Eco-Arquipélago no Maratona 1 – MARATONA ÓPERA XXI OPERAFEST LISBOA

Música de João Ricardo
Libreto de Tatiana Faia
Jardim do Museu Nacional de Arte Antiga
Mais informações aqui


Poussin, Eco e Narciso

Poussin, Eco e Narciso


Criada no âmbito da primeira Maratona de Ópera do XXI OPERAFEST Lisboa, onde um grupo de jovens criadores apresentará quatro óperas, Eco-Arquipélago, com música de João Ricardo e libreto de Tatiana Faia estará em cena no Jardim do Museu Nacional de Arte Antiga no dia 30 e 31 de Agosto. Os bilhetes estão disponíveis aqui.

O elenco de cantores é:
Rita Filipe, meio-soprano
Tiago Matos, barítono

Eco-Arquipélago é uma adaptação livre, a um contexto contemporâneo, do mito de Eco e Narciso. Toma-se como ponto de partida a versão narrada por Ovídio em As Metamorfoses. Nessa versão, o adolescente Narciso rejeita o amor da ninfa Eco que, quando este a procura, nada pode fazer além de repetir as suas palavras. Repudiada, esconde-se numa gruta e vai-se transformando em pedra. Um dos muitos amantes que Narciso rejeita, além de Eco, amaldiçoa-o: que ame, mas nunca possa possuir o ser que ama.
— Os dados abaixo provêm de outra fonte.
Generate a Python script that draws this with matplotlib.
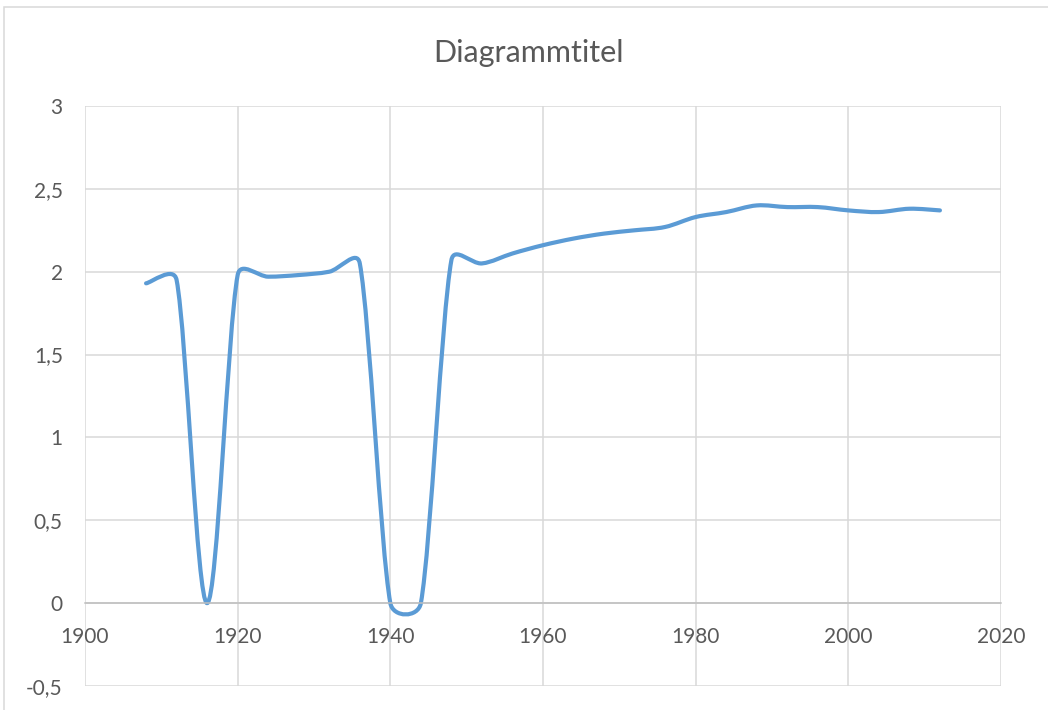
import numpy as np
import matplotlib.pyplot as plt
from matplotlib.path import Path
from matplotlib.patches import PathPatch, Rectangle
from matplotlib.ticker import FixedLocator, FuncFormatter

# Excel-style smoothed line chart
years = [1908, 1912, 1916, 1920, 1924, 1928, 1932, 1936, 1940, 1944, 1948,
         1952, 1956, 1960, 1964, 1968, 1972, 1976, 1980, 1984, 1988, 1992,
         1996, 2000, 2004, 2008, 2012]
values = [1.93, 1.95, 0.0, 1.98, 1.97, 1.98, 2.00, 2.05, 0.0, 0.0, 2.07,
          2.05, 2.11, 2.16, 2.20, 2.23, 2.25, 2.27, 2.33, 2.36, 2.40, 2.39,
          2.39, 2.37, 2.36, 2.38, 2.37]
x_ticks = [1900, 1920, 1940, 1960, 1980, 2000, 2020]
y_ticks = [-0.5, 0, 0.5, 1, 1.5, 2, 2.5, 3]

plt.rcParams['font.family'] = ['Lato', 'DejaVu Sans']
txt_col = '#595959'
grid_col = '#d9d9d9'

fig = plt.figure(figsize=(10.48, 7.10), dpi=100)
ax = fig.add_axes([85 / 1048, 24 / 710, 916 / 1048, 580 / 710])
ax.set_xlim(1900, 2020)
ax.set_ylim(-0.5, 3)

ax.xaxis.set_major_locator(FixedLocator(x_ticks))
ax.yaxis.set_major_locator(FixedLocator(y_ticks))
ax.yaxis.set_major_formatter(FuncFormatter(lambda v, p: f'{v:g}'.replace('.', ',')))
ax.grid(True, color=grid_col, linewidth=1.1)
ax.set_axisbelow(True)
for s in ['top', 'right', 'left']:
    ax.spines[s].set_visible(False)
ax.spines['bottom'].set_position(('data', 0))
ax.spines['bottom'].set_color('#bfbfbf')
ax.spines['bottom'].set_linewidth(1.1)
ax.tick_params(axis='x', length=0, pad=17, labelsize=15, colors=txt_col)
ax.tick_params(axis='y', length=0, pad=16, labelsize=15, colors=txt_col)

# title, baseline placed like the original
fig.text(529 / 1048, 1 - 62 / 710, 'Diagrammtitel', fontsize=22, color=txt_col,
         ha='center', va='baseline')

# smoothing like Excel: bezier segments, arms capped at half the segment (pixel space)
pts = ax.transData.transform(np.column_stack([years, values]))
n = len(pts)
verts = [pts[0]]
codes = [Path.MOVETO]
for i in range(n - 1):
    p0 = pts[max(i - 1, 0)]
    p1 = pts[i]
    p2 = pts[i + 1]
    p3 = pts[min(i + 2, n - 1)]
    d12 = np.hypot(*(p2 - p1))
    d02 = np.hypot(*(p2 - p0))
    d13 = np.hypot(*(p3 - p1))
    f1 = 1 / 6 if d02 / 6 < d12 / 2 else d12 / 2 / d02
    f2 = 1 / 6 if d13 / 6 < d12 / 2 else d12 / 2 / d13
    b1 = p1 + (p2 - p0) * f1
    b2 = p2 - (p3 - p1) * f2
    verts += [b1, b2, p2]
    codes += [Path.CURVE4] * 3
verts = ax.transData.inverted().transform(np.array(verts))
ax.add_patch(PathPatch(Path(verts, codes), fill=False, edgecolor='#5b9bd5',
                       linewidth=3.0, capstyle='round', joinstyle='round'))

# chart area border
fig.patches.append(Rectangle((4 / 1048, -0.01), 1.0, (710 - 7) / 710 + 0.01,
                             transform=fig.transFigure, fill=False,
                             edgecolor=grid_col, linewidth=1.1))

fig.savefig('out.png', dpi=100)
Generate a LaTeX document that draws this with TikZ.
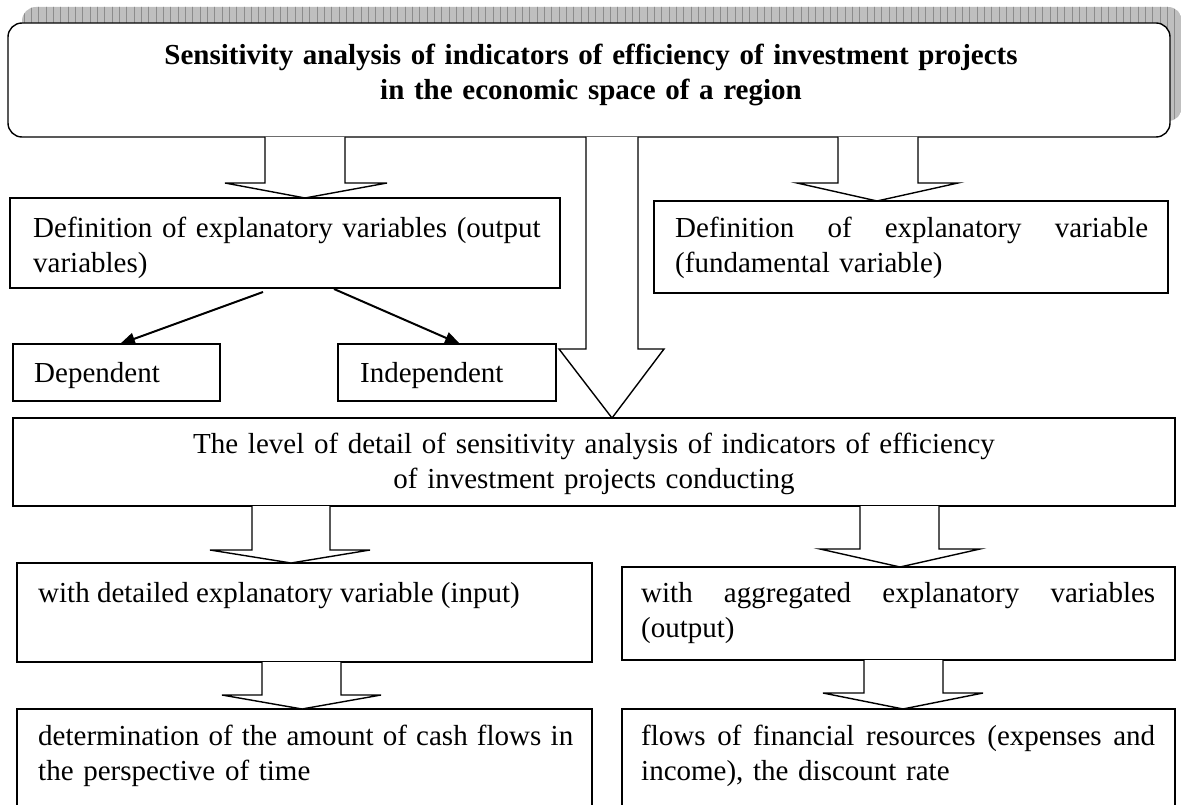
\documentclass[tikz,border=0pt]{standalone}
\usepackage{fontspec}
\setmainfont{Liberation Serif}
\usetikzlibrary{arrows.meta,calc}
\newcommand\blockarr[8]{%
  \draw[blockarrow] (#3,0 |- #1.south) -- (#3,#7) -- (#5,#7) -- (#8,0 |- #2.north) -- (#6,#7) -- (#4,#7) -- (#4,0 |- #1.south);}
\begin{document}
\begin{tikzpicture}[x=1pt,y=-1pt,
  box/.style={draw, line width=1.4pt, fill=white, anchor=north west, inner sep=0pt, outer sep=0pt},
  txt/.style={font=\fontsize{29}{35}\selectfont, inner sep=0pt, anchor=base west, align=left},
  blockarrow/.style={draw, fill=white, line width=1.4pt, line join=miter},
  conn/.style={line width=2pt, -{Triangle[length=15pt,width=12pt]}},
  shadowfill/.style={fill=black!25},
  shadowline/.style={draw=black!45, line width=0.8pt}]
\useasboundingbox (0,0) rectangle (1181,805);
\clip (0,0) rectangle (1181,805);
% shadow of the title box
\begin{scope}
  \clip[rounded corners=14pt] (22,7) rectangle (1182,121);
  \fill[shadowfill] (0,0) rectangle (1181,130);
  \foreach \i in {0,...,160} { \draw[shadowline] (24+7.33*\i,0) -- (24+7.33*\i,130); }
\end{scope}
% boxes
\node[box, rounded corners=14pt, minimum width=1162pt, minimum height=114pt] (top) at (8,23) {};
\node[box, minimum width=550pt, minimum height=90pt] (b1) at (10,198) {};
\node[box, minimum width=514pt, minimum height=92pt] (b2) at (654,201) {};
\node[box, minimum width=207pt, minimum height=57pt] (dep) at (13,344) {};
\node[box, minimum width=218pt, minimum height=57pt] (ind) at (338,344) {};
\node[box, minimum width=1162pt, minimum height=88pt] (lvl) at (13,418) {};
\node[box, minimum width=575pt, minimum height=99pt] (b5) at (17,563) {};
\node[box, minimum width=553pt, minimum height=93pt] (b6) at (622,567) {};
\node[box, minimum width=575pt, minimum height=200pt] (b7) at (17,709) {};
\node[box, minimum width=553pt, minimum height=200pt] (b8) at (622,709) {};
% texts
\node[txt, font=\fontsize{29}{35}\selectfont\bfseries, text width=1100pt, align=center, anchor=base] (t0) at (591,65)
  {Sensitivity analysis of indicators of efficiency of investment projects\\in the economic space of a region};
\node[txt, text width=530pt] (t1) at (33,238) {Definition of explanatory variables (output\\variables)};
\node[txt, text width=480pt] (t2) at (675,238)
  {\hbox to 473pt{Definition\hfill of\hfill explanatory\hfill variable}\\(fundamental variable)};
\node[txt] (t3) at (34,382) {Dependent};
\node[txt] (t4) at (360,382) {Independent};
\node[txt, text width=1100pt, align=center, anchor=base] (t5) at (594,453)
  {The level of detail of sensitivity analysis of indicators of efficiency\\of investment projects conducting};
\node[txt] (t6) at (38,602) {with detailed explanatory variable (input)};
\node[txt, text width=520pt] (t7) at (641,602)
  {\hbox to 514pt{with\hfill aggregated\hfill explanatory\hfill variables}\\(output)};
\node[txt, text width=540pt] (t8) at (38,745)
  {\hbox to 535pt{determination\hfill of\hfill the\hfill amount\hfill of\hfill cash\hfill flows\hfill in}\\the perspective of time};
\node[txt, text width=520pt] (t9) at (641,745)
  {\hbox to 514pt{flows\hfill of\hfill financial\hfill resources\hfill (expenses\hfill and}\\income), the discount rate};
% block arrows
\blockarr{top}{b1}{265}{345}{225}{387}{183}{305}
\blockarr{top}{b2}{838}{918}{797}{958}{183}{877}
\blockarr{top}{lvl}{586}{638}{559}{664}{349}{612}
\blockarr{lvl}{b5}{252}{330}{210}{370}{550}{291}
\blockarr{lvl}{b6}{860}{939}{820}{980}{549}{900}
\blockarr{b5}{b7}{262}{341}{222}{381}{695}{302}
\blockarr{b6}{b8}{864}{943}{823}{983}{693}{903}
% thin arrows
\draw[conn] ($(263,0 |- b1.south)+(0,4)$) -- (120,0 |- dep.north);
\draw[conn] ($(334,0 |- b1.south)+(0,1)$) -- (460,0 |- ind.north);
\end{tikzpicture}
\end{document}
Um dia, Narciso vê o seu reflexo na água e, curvando-se para beber, apaixona-se desesperadamente por si próprio, com a mesma intensidade de sofrimento de Eco, até que se consome. No fim, o seu corpo transforma-se na flor do seu nome. Sobre este episódio escreveu o classicista norte-americano Daniel Mendelshohn, em The Elusive Embrace: Desire and the Riddle of Identity, que é sobre dois tipos de identidade: aquela que se define pela diferença e a que se estrutura na mais absoluta semelhança, e que ao justapor a trajetória destas duas personagens, Ovídio sugere que a verdade acerca da identidade humana não é tanto um caso de total polaridade, mas de equilíbrio entre estes dois conceitos. Curiosidade, desencontro, repúdio, a aflição da paixão, identidade, diferença e narcisismo, são a escala de conceitos e emoções que este mito percorre.

A premissa deste episódio de um poema do séc. I a.C. mantém-se atual: não sendo capazes de estabelecer uma ligação profunda com os outros, é no abismo de nós próprios que nos afundamos. Assim Narciso no mito, que se dissolve em fogo perante a sua imagem que lhe foge, até que o seu corpo se metamorfoseia em flor. Interessa-nos, aliando música e texto, enfatizar o elemento melodramático deste episódio, e reter a ideia de encontro e desencontro e da aparente incapacidade das personagens de se ligarem uma à outra, explorando e alterando os motivos por que ambas parecem falhar. Através da música e da narrativa iremos expor os modos em que este mito é ainda hoje pertinente para pensar um dos aspetos mais cruciais das nossas vidas: num tempo em que tudo é mediado pelas imagens que projetamos de nós próprios, e muitas vezes pelo narcisismo que acompanha essas imagens, o modo como sucedemos ou falhamos em estabelecer ligações mais profundas.

O título Eco/Arquipélago encerra a premissa de que a semelhança pode ser o primeiro passo em direção ao outro, mas que este impulso de medo e curiosidade pode encerrar em si um mundo próprio: duas personagens que são como dois pontos isolados mas que juntas, não se dissolvendo nem em diferença nem em semelhança, formam um arquipélago. Abriremos, assim, um espaço para falar do que existe antes dos estereótipos e das ideias que formamos sobre os outros. Prestaremos uma discreta homenagem a Gluck e ao seu tratamento do mito de Orfeu e Eurídice, em Orphée et Eurydice, reescrevendo também radicalmente o nosso final.